Instructor: Professor Antonio Lei, University of Ottawa

Course Dates: January 11 - April 14, 2027
Mid-Semester Break: February 15-19, 2027
Lecture Time: Wednesdays, 10:00 AM - 11:20 AM | Fridays, 8:30 AM - 9:50 AM (ET)
Office Hours: by appointment

Registration Fee:

• Students from our Principal Sponsoring & Affiliate Universities: Free
• Other Students: CAD$500

Capacity Limit: 

Format: 

Course Description

This course develops the arithmetic of infinite Galois extensions and the theory of $p$-adic $L$-functions, central themes in modern number theory. Students will first study towers of number fields and the structure of infinite Galois groups, with particular emphasis on cyclotomic and other natural infinite extensions. The tools of Iwasawa theory will be introduced to analyze arithmetic invariants in these towers, such as class groups, and to relate their growth to deep structural phenomena.

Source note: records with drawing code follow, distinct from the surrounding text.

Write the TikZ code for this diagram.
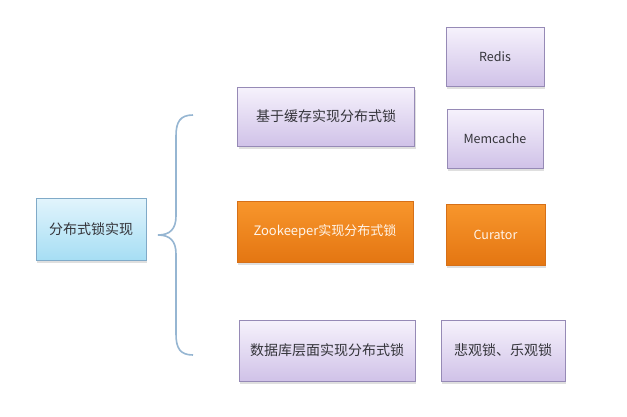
\documentclass[tikz,border=0pt]{standalone}
\usepackage{fontspec}
\setmainfont{Noto Sans CJK SC}
\usetikzlibrary{shadows}
\definecolor{lockInk}{RGB}{52,52,58}
\definecolor{lilacTop}{RGB}{246,242,252}
\definecolor{lilacBot}{RGB}{208,194,232}
\definecolor{lilacEdge}{RGB}{150,138,182}
\definecolor{zooTop}{RGB}{248,150,44}
\definecolor{zooBot}{RGB}{228,118,18}
\definecolor{zooEdge}{RGB}{214,112,24}
\definecolor{rootTop}{RGB}{226,244,252}
\definecolor{rootBot}{RGB}{166,222,244}
\definecolor{rootEdge}{RGB}{128,170,200}
\definecolor{braceLine}{RGB}{150,182,210}
\begin{document}
\begin{tikzpicture}[x=1pt,y=-1pt,
  lockbox/.style={draw, line width=0.8pt, align=center, inner sep=0pt,
     font=\fontsize{14}{16}\selectfont, text=lockInk,
     drop shadow={shadow xshift=1pt, shadow yshift=-2.5pt, opacity=0.25}},
  lilac/.style={lockbox, top color=lilacTop, bottom color=lilacBot, draw=lilacEdge},
  zoo/.style={lockbox, top color=zooTop, bottom color=zooBot, draw=zooEdge, text=white!92!orange},
  rootbox/.style={lockbox, top color=rootTop, bottom color=rootBot, draw=rootEdge},
  latin/.style={font=\fontsize{12.5}{15}\selectfont}]
  \fill[white] (0,0) rectangle (627,416);
  \node[rootbox, minimum width=110pt, minimum height=62pt] (root) at (91,229) {分布式锁实现};
  \node[lilac, minimum width=177pt, minimum height=59pt] (cache) at (326,116.5) {基于缓存实现分布式锁};
  \node[lilac, latin, minimum width=98pt, minimum height=59pt] (redis) at (495,56.5) {Redis};
  \node[lilac, latin, minimum width=96pt, minimum height=59pt] (memc) at (495,138.5) {Memcache};
  \node[zoo, font=\fontsize{13}{15}\selectfont, minimum width=176pt, minimum height=61pt] (zk) at (325,231.5) {Zookeeper实现分布式锁};
  \node[zoo, latin, minimum width=99pt, minimum height=61pt] (curator) at (495.5,234.5) {Curator};
  \node[lilac, minimum width=176pt, minimum height=61pt] (db) at (327,350.5) {数据库层面实现分布式锁};
  \node[lilac, minimum width=124pt, minimum height=61pt] (pess) at (503,350.5) {悲观锁、乐观锁};
  % brace
  \coordinate (btop) at (193,115);
  \coordinate (btip) at (158,235);
  \coordinate (bbot) at (193,355);
  \draw[braceLine, line width=1.6pt]
    (btop) .. controls (180,115) and (176,122) .. (176,136) -- (176,216)
    .. controls (176,229) and (170,235) .. (btip)
    .. controls (170,235) and (176,241) .. (176,254) -- (176,334)
    .. controls (176,348) and (180,355) .. (bbot);
\end{tikzpicture}
\end{document}
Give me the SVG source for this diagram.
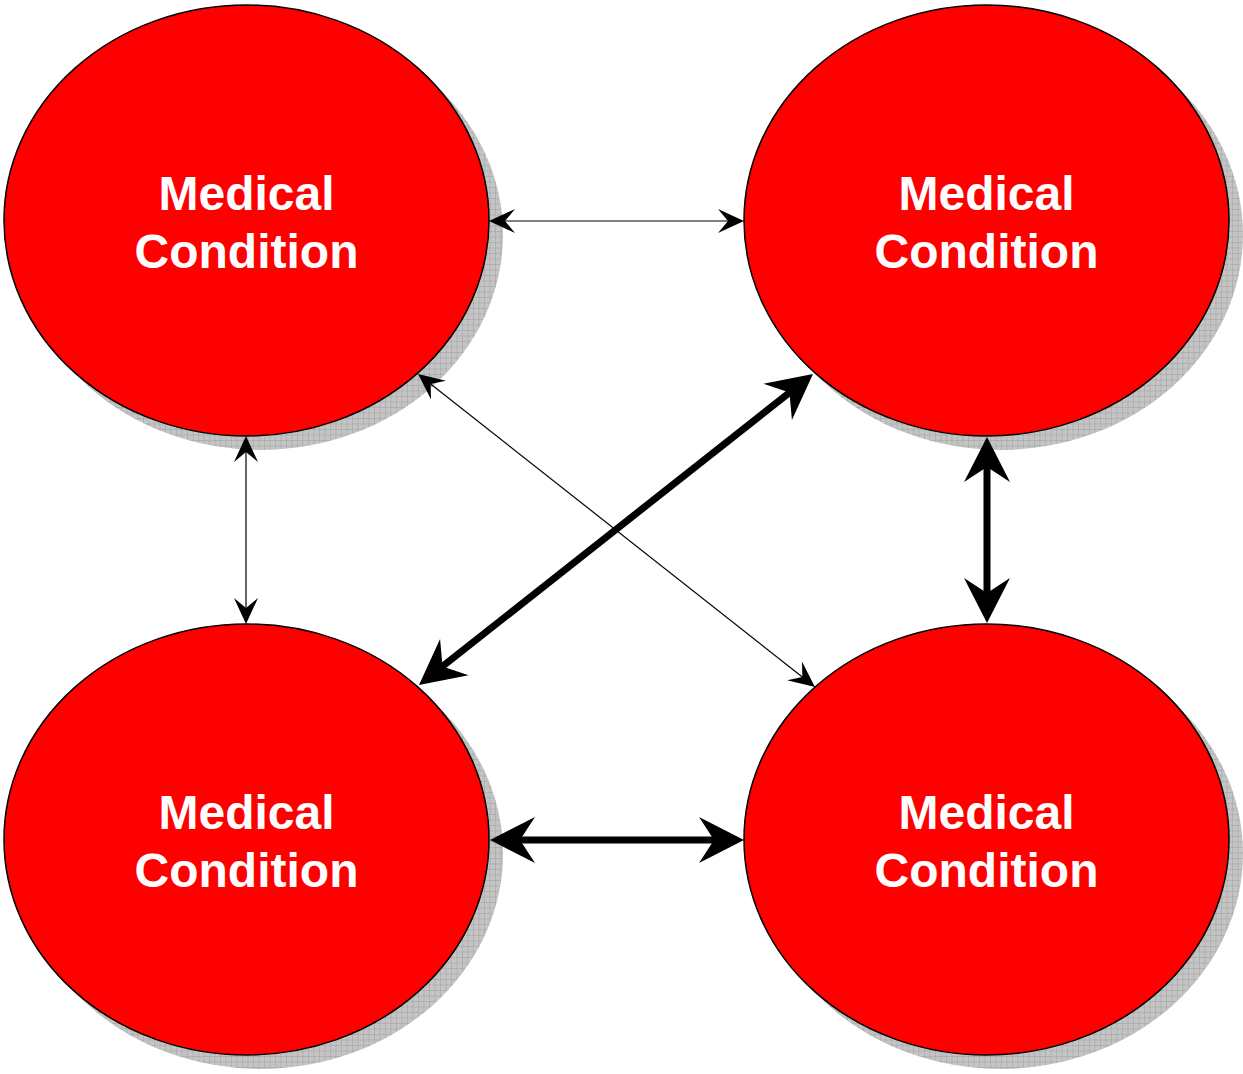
<svg xmlns="http://www.w3.org/2000/svg" width="1243" height="1074" viewBox="0 0 1243 1074">
<style>
.shadow{fill:url(#grid);stroke:none}
.node{fill:#ff0000;stroke:#000;stroke-width:1.5}
.label{font-family:"Liberation Sans",Arial,sans-serif;font-weight:bold;font-size:48px;fill:#fff;text-anchor:middle}
.thin{stroke:#000;stroke-width:1.2;fill:none;marker-start:url(#ah-thin);marker-end:url(#ah-thin)}
.thick{stroke:#000;stroke-width:7;fill:none;marker-start:url(#ah-thick);marker-end:url(#ah-thick)}
</style>
<defs>
<pattern id="grid" width="5.5" height="5.5" patternUnits="userSpaceOnUse">
<rect width="5.5" height="5.5" fill="#c4c4c4"/>
<path d="M0,0 H5.5 M0,0 V5.5" stroke="#969696" stroke-width="0.8" fill="none"/>
</pattern>
<marker id="ah-thin" markerUnits="userSpaceOnUse" orient="auto-start-reverse" refX="0" refY="0" markerWidth="40" markerHeight="40" overflow="visible">
<path d="M10,0 L-16,-12 L-6,0 L-16,12 Z" fill="#000"/>
</marker>
<marker id="ah-thick" markerUnits="userSpaceOnUse" orient="auto-start-reverse" refX="0" refY="0" markerWidth="60" markerHeight="60" overflow="visible">
<path d="M20,0 L-25,-23 L-10,0 L-25,23 Z" fill="#000"/>
</marker>
</defs>
<g id="n1">
<ellipse class="shadow" cx="260.5" cy="234.5" rx="242.5" ry="215.5"/>
<ellipse class="node" cx="246.5" cy="220.5" rx="242.5" ry="215.5"/>
<text class="label" x="246.5" y="210">Medical</text>
<text class="label" x="246.5" y="268">Condition</text>
</g>
<g id="n2">
<ellipse class="shadow" cx="1000.5" cy="234.5" rx="242.5" ry="215.5"/>
<ellipse class="node" cx="986.5" cy="220.5" rx="242.5" ry="215.5"/>
<text class="label" x="986.5" y="210">Medical</text>
<text class="label" x="986.5" y="268">Condition</text>
</g>
<g id="n3">
<ellipse class="shadow" cx="260.5" cy="853.5" rx="242.5" ry="215.5"/>
<ellipse class="node" cx="246.5" cy="839.5" rx="242.5" ry="215.5"/>
<text class="label" x="246.5" y="829">Medical</text>
<text class="label" x="246.5" y="887">Condition</text>
</g>
<g id="n4">
<ellipse class="shadow" cx="1000.5" cy="853.5" rx="242.5" ry="215.5"/>
<ellipse class="node" cx="986.5" cy="839.5" rx="242.5" ry="215.5"/>
<text class="label" x="986.5" y="829">Medical</text>
<text class="label" x="986.5" y="887">Condition</text>
</g>
<g id="connectors">
<path class="thin" d="M499,221 L734,221"/>
<path class="thin" d="M246,446 L246,614"/>
<path class="thin" d="M425.9,380.2 L807.1,680.8"/>
<path class="thick" d="M434.7,672.6 L797.3,386.4"/>
<path class="thick" d="M987,457 L987,603"/>
<path class="thick" d="M510,840 L724,840"/>
</g>
</svg>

The second part of the course focuses on the construction and properties of $p$-adic $L$-functions. Starting from complex $L$-functions and their special values, students will see how to interpolate these values $p$-adically and how to formulate and study main conjectures linking $p$-adic $L$-functions to arithmetic modules over Iwasawa algebras.

A solid understanding of infinite extensions and $p$-adic $L$-functions is essential for contemporary research in Iwasawa theory and many aspects of the Langlands programme. It provides both the conceptual and technical foundation for current work on special values of $L$-functions and the deeper interplay between Galois representations and arithmetic geometry.

We will cover the following topics:

• Review of Galois theory and infinite groups
• Infinite Galois groups and examples
• $p$-adic numbers and local fields
• Iwasawa algebras and structure theorems
• Control theorems and growth of ideal class groups
• $p$-adic measures and Mahler transforms
• Introduction to global fields
• Locally analytic functions and distributions
• The Kubota-Leopoldt $p$-adic $L$-function
• The Iwasawa main conjecture
• The $\mu = 0$ conjecture and further topics

Prerequisites: Abstract algebra, Galois theory and number theory (undergraduate level)

Evaluation:

• Attendance: 10%
• Two Assignments: 20% each
• A final project (either a written report or a presentation): 50%

Reference Material

I will use the textbook of Washington on cyclotomic fields and the lecture notes by Joaquín Rodrigues Jacinto and Chris Williams as a basis, combined with some personal notes of mine. Students will not be required to acquire any textbooks for this course.